• Exercise prompt
Print nothing but the lines from the start of the listing below through the line that contains "import * as". Do not include the pictures.

[start Dataset content]

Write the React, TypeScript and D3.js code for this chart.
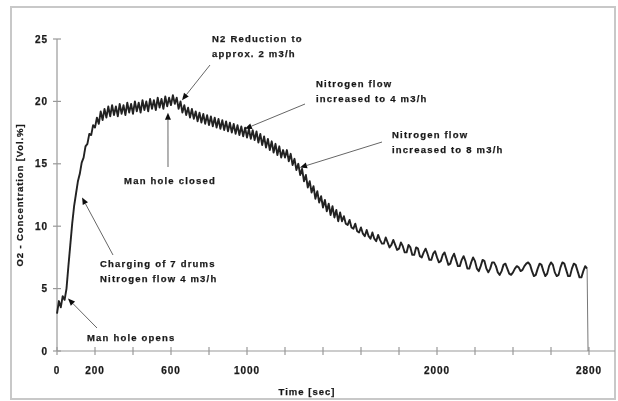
import React from "react";
import * as d3 from "d3";

// O2 concentration [Vol.%], sampled every 10 s from t = 0 s
const sampleStep = 10;
const o2Values: number[] = [
  3.0, 4.0, 3.5, 4.4, 4.1, 5.0, 6.8, 8.5, 10.2, 11.6,
  12.6, 13.6, 14.2, 15.1, 15.5, 16.4, 16.6, 17.4, 17.3, 18.1,
  17.9, 18.7, 18.2, 19.2, 18.5, 19.4, 18.7, 19.6, 18.8, 19.7,
  18.9, 19.6, 18.8, 19.8, 19.0, 19.7, 18.9, 19.9, 19.1, 19.8,
  19.0, 20.0, 19.2, 19.9, 19.1, 20.1, 19.3, 20.0, 19.2, 20.2,
  19.4, 20.1, 19.3, 20.3, 19.5, 20.2, 19.4, 20.4, 19.6, 20.3,
  19.7, 20.5, 19.8, 20.3, 19.4, 20.0, 19.1, 19.7, 18.9, 19.5,
  18.7, 19.4, 18.6, 19.2, 18.4, 19.1, 18.3, 19.0, 18.2, 18.9,
  18.1, 18.8, 18.0, 18.7, 17.9, 18.6, 17.8, 18.5, 17.7, 18.4,
  17.6, 18.3, 17.5, 18.2, 17.4, 18.1, 17.3, 18.0, 17.2, 17.9,
  17.1, 17.8, 17.0, 17.7, 16.9, 17.6, 16.7, 17.4, 16.5, 17.2,
  16.3, 17.0, 16.1, 16.8, 15.9, 16.6, 15.7, 16.4, 15.5, 16.1,
  15.5, 16.1, 15.2, 15.8, 14.9, 15.4, 14.5, 15.0, 14.1, 14.6,
  13.6, 14.1, 13.1, 13.6, 12.7, 13.2, 12.2, 12.8, 11.9, 12.4,
  11.5, 12.1, 11.2, 11.8, 10.9, 11.6, 10.7, 11.3, 10.4, 11.1,
  10.4, 10.8, 10.2, 10.1, 10.5, 9.9, 9.8, 10.2, 9.6, 9.5,
  9.9, 9.4, 9.2, 9.7, 9.2, 9.0, 9.5, 9.0, 8.8, 9.3,
  8.9, 8.6, 8.6, 9.1, 8.7, 8.3, 8.5, 8.9, 8.5, 8.1,
  8.2, 8.7, 8.4, 7.9, 7.9, 8.5, 8.3, 7.7, 7.7, 8.3,
  8.2, 7.6, 7.5, 7.9, 8.2, 7.8, 7.3, 7.3, 7.8, 8.0,
  7.5, 7.1, 7.2, 7.7, 7.9, 7.4, 6.9, 7.0, 7.5, 7.8,
  7.3, 6.8, 6.8, 7.3, 7.6, 7.2, 6.6, 6.6, 7.1, 7.5,
  7.2, 6.6, 6.4, 6.8, 7.3, 7.2, 6.6, 6.3, 6.6, 7.1,
  7.1, 6.8, 6.3, 6.1, 6.4, 6.9, 7.0, 6.6, 6.2, 6.1,
  6.3, 6.6, 6.8, 6.7, 6.4, 6.5, 6.8, 7.0, 7.1, 6.9,
  6.4, 6.0, 6.1, 6.6, 7.0, 6.9, 6.4, 6.0, 6.2, 6.8,
  7.1, 6.9, 6.3, 6.0, 6.1, 6.7, 7.1, 7.0, 6.5, 6.0,
  6.0, 6.6, 7.0, 6.9, 6.4, 5.9, 5.9, 6.4, 6.8, 6.6,
];
const dropTime = 2795; // recording stops, value falls to 0

const xTicks = [0, 200, 400, 600, 800, 1000, 1200, 1400, 1600, 1800, 2000, 2200, 2400, 2600, 2800];
const xTickLabels = [0, 200, 600, 1000, 2000, 2800];
const yTicks = [0, 5, 10, 15, 20, 25];

const annTexts = [
  ["N2 Reduction to", "approx. 2 m3/h"],
  ["Nitrogen flow", "increased to 4 m3/h"],
  ["Nitrogen flow", "increased to 8 m3/h"],
  ["Man hole closed"],
  ["Charging of 7 drums", "Nitrogen flow 4 m3/h"],
  ["Man hole opens"],
];
// arrow tip in data coordinates [time, value]
const annTips: [number, number][] = [
  [658, 20.1],
  [989, 17.8],
  [1279, 14.7],
  [584, 19.1],
  [132, 12.3],
  [58, 4.2],
];

export default function App() {
  const W = 618, H = 401;
  const x = d3.scaleLinear().domain([0, 2800]).range([57, 589]);
  const y = d3.scaleLinear().domain([0, 25]).range([351, 39]);

  const pts: [number, number][] = o2Values.map((v, i) => [i * sampleStep, v]);
  const last = pts[pts.length - 1];
  const line = d3.line<[number, number]>().x(d => x(d[0])).y(d => y(d[1]));

  const annLayout = [
    { tx: 212, ty: 42, tail: [210, 65], anchor: "start" },
    { tx: 316, ty: 87, tail: [305, 104], anchor: "start" },
    { tx: 392, ty: 138, tail: [382, 142], anchor: "start" },
    { tx: 170, ty: 184, tail: [168, 167], anchor: "middle" },
    { tx: 100, ty: 267, tail: [113, 255], anchor: "start" },
    { tx: 87, ty: 341, tail: [97, 328], anchor: "start" },
  ];

  const font = "'Liberation Sans', Arial, sans-serif";
  const txt = { fontFamily: font, fontWeight: "bold" as const, fill: "#1a1a1a", stroke: "#1a1a1a", strokeWidth: 0.25 };

  const arrow = (tail: number[], tip: [number, number], key: number) => {
    const x2 = x(tip[0]), y2 = y(tip[1]);
    const dx = x2 - tail[0], dy = y2 - tail[1];
    const len = Math.sqrt(dx * dx + dy * dy);
    const ux = dx / len, uy = dy / len;
    const L = 7, Wd = 3;
    const bx = x2 - ux * L, by = y2 - uy * L;
    const p1 = [bx - uy * Wd, by + ux * Wd];
    const p2 = [bx + uy * Wd, by - ux * Wd];
    return (
      <g key={key}>
        <line x1={tail[0]} y1={tail[1]} x2={bx} y2={by} stroke="#666" strokeWidth={1} />
        <path d={`M${x2},${y2}L${p1[0]},${p1[1]}L${p2[0]},${p2[1]}Z`} fill="#111" />
      </g>
    );
  };

  return (
    <svg width={W} height={H} style={{ position: "absolute", left: 0, top: 0, background: "#fff" }}>
      <defs>
        <filter id="soft" x="-5%" y="-5%" width="110%" height="110%">
          <feGaussianBlur stdDeviation="0.45" />
        </filter>
      </defs>
      <rect x={0} y={0} width={W} height={H} fill="#fff" />
      <rect x={11} y={7} width={604} height={392} fill="none" stroke="#c8c8c8" strokeWidth={2} />

      <g filter="url(#soft)">
        <line x1={x(0)} y1={y(25)} x2={x(0)} y2={y(0)} stroke="#999" strokeWidth={1.2} />
        {yTicks.map(t => (
          <g key={"y" + t}>
            <line x1={x(0) - 4} x2={x(0) + 4} y1={y(t)} y2={y(t)} stroke="#999" strokeWidth={1.2} />
            <text x={48} y={y(t) + 3.5} textAnchor="end" fontSize={10} letterSpacing={1} {...txt}>
              {t}
            </text>
          </g>
        ))}
        <line x1={x(0)} y1={y(0)} x2={615} y2={y(0)} stroke="#999" strokeWidth={1.2} />
        {xTicks.map(t => (
          <line key={"xt" + t} x1={x(t)} x2={x(t)} y1={y(0) - 4} y2={y(0) + 4} stroke="#999" strokeWidth={1.2} />
        ))}
        {xTickLabels.map(t => (
          <text key={"xl" + t} x={x(t)} y={374} textAnchor="middle" fontSize={10} letterSpacing={1} {...txt}>
            {t}
          </text>
        ))}
        <text x={307} y={395} textAnchor="middle" fontSize={9.5} letterSpacing={1} {...txt}>
          Time [sec]
        </text>
        <text transform="translate(23,195) rotate(-90)" textAnchor="middle" fontSize={9.5} letterSpacing={0.9} {...txt}>
          O2 - Concentration [Vol.%]
        </text>

        <path d={line(pts) || ""} fill="none" stroke="#222" strokeWidth={1.9} strokeLinejoin="round" />
        <line x1={x(last[0])} y1={y(last[1])} x2={x(dropTime)} y2={y(0)} stroke="#777" strokeWidth={1} />

        {annTexts.map((lines, i) => {
          const l = annLayout[i];
          return (
            <g key={"a" + i}>
              {arrow(l.tail, annTips[i], i)}
              {lines.map((s, j) => (
                <text key={j} x={l.tx} y={l.ty + j * 15} textAnchor={l.anchor as any} fontSize={9.5} letterSpacing={1.2} {...txt}>
                  {s}
                </text>
              ))}
            </g>
          );
        })}
      </g>
    </svg>
  );
}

[end Dataset content]

• Solution
Write the React, TypeScript and D3.js code for this chart.
import React from "react";
import * as d3 from "d3";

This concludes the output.